Aksi pertama pada 1950 hingga 1952. Aksi kedua yakni 1953 hingga 1965. TNI membentuk Operasi Baratayudha untuk mengatasi ini. Waktu yang diperlukan agar selesai yakni 12 tahun. Pemberontakan ini usai setelah Kahar Muzakkar ditembak mati.

Pemberontakan DI/TII Kalimantan Selatan

Pemberontakan DI/TII di Kalimantan Selatan dipimpin Ibnu Hajar, dan terjadi pada 1950. Alasan pemberontakan ini adalah ketidakpuasan Ibnu terhadap reorganisasi TNI yakni ALRIS Divisi IV yang merupakan kelompok dirinya bertugas.

Baginya, reorganisasi ini membuat beberapa anggota ALRIS Divisi IV diberhentikan karena tidak memenuhi syarat termasuk Ibnu. Ibnu pun kecewa dan membentuk Kesatuan Rakyat yang Tertindas.
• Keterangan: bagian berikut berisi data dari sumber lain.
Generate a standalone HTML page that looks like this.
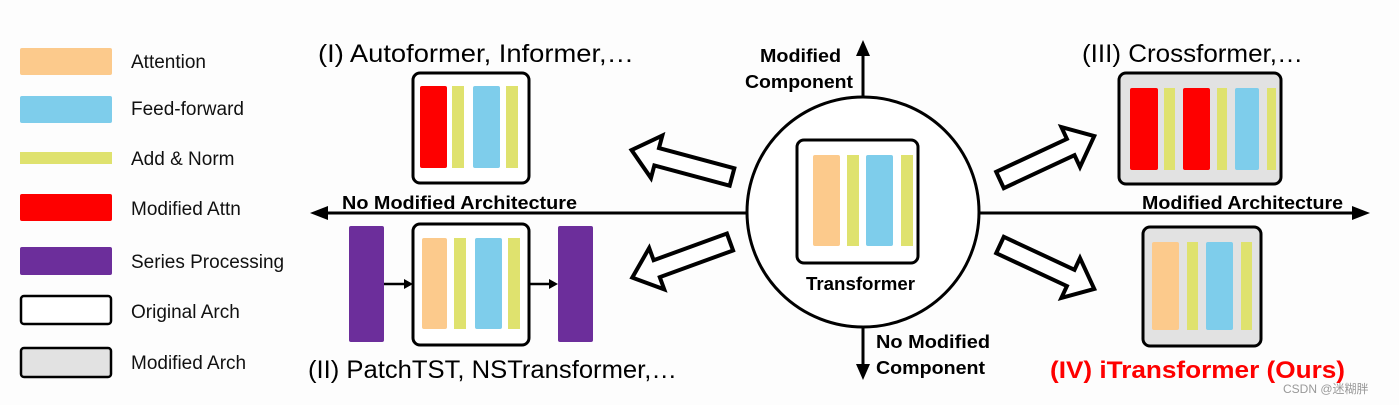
<!DOCTYPE html>
<html><head><meta charset="utf-8"><style>
html,body{margin:0;padding:0;background:#fff}
svg{display:block}
text{font-family:"Liberation Sans",sans-serif}
</style></head><body>
<svg width="1399" height="405" viewBox="0 0 1399 405" xmlns="http://www.w3.org/2000/svg">
<rect width="1399" height="405" fill="#fdfdfd"/>
<defs>
<polygon id="ha" points="0,-9 78,-9 78,-22 104,0 78,22 78,9 0,9" fill="#fff" stroke="#000" stroke-width="4" stroke-linejoin="miter"/>
</defs>
<rect x="20" y="48" width="92" height="27" rx="2" fill="#fcca8c"/>
<rect x="20" y="96" width="92" height="27" rx="2" fill="#7ecdeb"/>
<rect x="20" y="152" width="92" height="12" fill="#dfe26e"/>
<rect x="20" y="194" width="92" height="27" rx="2" fill="#fe0000"/>
<rect x="20" y="247" width="92" height="28" rx="2" fill="#6c2e9b"/>
<rect x="21" y="296" width="90" height="28" rx="3" fill="#fff" stroke="#000" stroke-width="2.5"/>
<rect x="21" y="348" width="90" height="29" rx="3" fill="#e2e2e2" stroke="#000" stroke-width="2.5"/>
<g font-size="19" fill="#111">
<text x="131" y="68">Attention</text>
<text x="131" y="115">Feed-forward</text>
<text x="131" y="165">Add &amp; Norm</text>
<text x="131" y="215">Modified Attn</text>
<text x="131" y="268">Series Processing</text>
<text x="131" y="318">Original Arch</text>
<text x="131" y="369">Modified Arch</text>
</g>
<line x1="320" y1="213" x2="1358" y2="213" stroke="#000" stroke-width="3"/>
<polygon points="310,213 328,206 328,220" fill="#000"/>
<polygon points="1370,213 1352,206 1352,220" fill="#000"/>
<line x1="863" y1="52" x2="863" y2="100" stroke="#000" stroke-width="3"/>
<polygon points="863,40 856,56 870,56" fill="#000"/>
<line x1="863" y1="325" x2="863" y2="368" stroke="#000" stroke-width="3"/>
<polygon points="863,380 856,364 870,364" fill="#000"/>
<ellipse cx="863" cy="212" rx="116" ry="115" fill="#fff" stroke="#000" stroke-width="3"/>
<rect x="797" y="140" width="121" height="123" rx="7" fill="#fff" stroke="#000" stroke-width="3"/>
<rect x="813" y="155" width="27" height="91" rx="2" fill="#fcca8c"/>
<rect x="847" y="155" width="12" height="91" fill="#dfe26e"/>
<rect x="866" y="155" width="27" height="91" rx="2" fill="#7ecdeb"/>
<rect x="901" y="155" width="12" height="91" fill="#dfe26e"/>
<text x="806" y="290" font-size="18" font-weight="bold" textLength="109" lengthAdjust="spacingAndGlyphs">Transformer</text>
<g font-size="18" font-weight="bold">
<text x="760" y="62" textLength="81" lengthAdjust="spacingAndGlyphs">Modified</text>
<text x="745" y="88" textLength="108" lengthAdjust="spacingAndGlyphs">Component</text>
<text x="876" y="348" textLength="114" lengthAdjust="spacingAndGlyphs">No Modified</text>
<text x="876" y="374" textLength="109" lengthAdjust="spacingAndGlyphs">Component</text>
<text x="342" y="209" textLength="235" lengthAdjust="spacingAndGlyphs">No Modified Architecture</text>
<text x="1142" y="209" textLength="201" lengthAdjust="spacingAndGlyphs">Modified Architecture</text>
</g>
<use href="#ha" transform="translate(732,177) rotate(195)"/>
<use href="#ha" transform="translate(730,242) rotate(160)"/>
<use href="#ha" transform="translate(1000,180) rotate(-25)"/>
<use href="#ha" transform="translate(1000,245) rotate(25)"/>
<text x="318" y="62" font-size="25" textLength="316" lengthAdjust="spacingAndGlyphs">(I) Autoformer, Informer,…</text>
<rect x="413" y="73" width="116" height="110" rx="7" fill="#fff" stroke="#000" stroke-width="3"/>
<rect x="420" y="86" width="27" height="82" rx="2" fill="#fe0000"/>
<rect x="452" y="86" width="12" height="82" fill="#dfe26e"/>
<rect x="473" y="86" width="27" height="82" rx="2" fill="#7ecdeb"/>
<rect x="506" y="86" width="12" height="82" fill="#dfe26e"/>
<rect x="349" y="226" width="35" height="116" rx="2" fill="#6c2e9b"/>
<rect x="558" y="226" width="35" height="116" rx="2" fill="#6c2e9b"/>
<line x1="384" y1="284" x2="406" y2="284" stroke="#000" stroke-width="2.5"/>
<polygon points="413,284 404,279 404,289" fill="#000"/>
<line x1="529" y1="284" x2="551" y2="284" stroke="#000" stroke-width="2.5"/>
<polygon points="558,284 549,279 549,289" fill="#000"/>
<rect x="413" y="224" width="116" height="121" rx="7" fill="#fff" stroke="#000" stroke-width="3"/>
<rect x="422" y="238" width="25" height="91" rx="2" fill="#fcca8c"/>
<rect x="454" y="238" width="12" height="91" fill="#dfe26e"/>
<rect x="475" y="238" width="27" height="91" rx="2" fill="#7ecdeb"/>
<rect x="508" y="238" width="12" height="91" fill="#dfe26e"/>
<text x="308" y="378" font-size="25" textLength="369" lengthAdjust="spacingAndGlyphs">(II) PatchTST, NSTransformer,…</text>
<text x="1082" y="62" font-size="25" textLength="221" lengthAdjust="spacingAndGlyphs">(III) Crossformer,…</text>
<rect x="1119" y="73" width="162" height="111" rx="7" fill="#e2e2e2" stroke="#000" stroke-width="3"/>
<rect x="1130" y="88" width="28" height="82" rx="2" fill="#fe0000"/>
<rect x="1164" y="88" width="11" height="82" fill="#dfe26e"/>
<rect x="1183" y="88" width="27" height="82" rx="2" fill="#fe0000"/>
<rect x="1217" y="88" width="10" height="82" fill="#dfe26e"/>
<rect x="1235" y="88" width="24" height="82" rx="2" fill="#7ecdeb"/>
<rect x="1267" y="88" width="9" height="82" fill="#dfe26e"/>
<rect x="1143" y="227" width="118" height="119" rx="7" fill="#e2e2e2" stroke="#000" stroke-width="3"/>
<rect x="1152" y="242" width="27" height="88" rx="2" fill="#fcca8c"/>
<rect x="1187" y="242" width="11" height="88" fill="#dfe26e"/>
<rect x="1206" y="242" width="27" height="88" rx="2" fill="#7ecdeb"/>
<rect x="1241" y="242" width="11" height="88" fill="#dfe26e"/>
<text x="1050" y="378" font-size="24" font-weight="bold" fill="#fe0000" textLength="295" lengthAdjust="spacingAndGlyphs">(IV) iTransformer (Ours)</text>
<text x="1283" y="393" font-size="12" fill="#999">CSDN @迷糊胖</text>
</svg>
</body></html>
Penyerangan pertamanya ke kesatuan tentara di Kalimantan Selatan pada Maret 1950.

Untuk mengatasinya, pemerintah menerima Ibnu kembali ke dalam APRIS. Namun setelah diberi persenjataan lengkap, Ibnu justru melarikan diri dan melanjutkan pemberontakannya.

Ia sempat sembunyi di dalam hutan agar terhindar dari kejaran TNI. Namun usai diberi janji pengampunan, Ibnu bersedia menyerahkan diri pada 1963, dan sempat ditahan dua tahun sebelum dikirim ke Jakarta yakni ke Mahkamah Militer pada Maret 1965. Ia kemudian dijatuhi hukuman mati dan meninggal dunia pada 22 Maret 1965.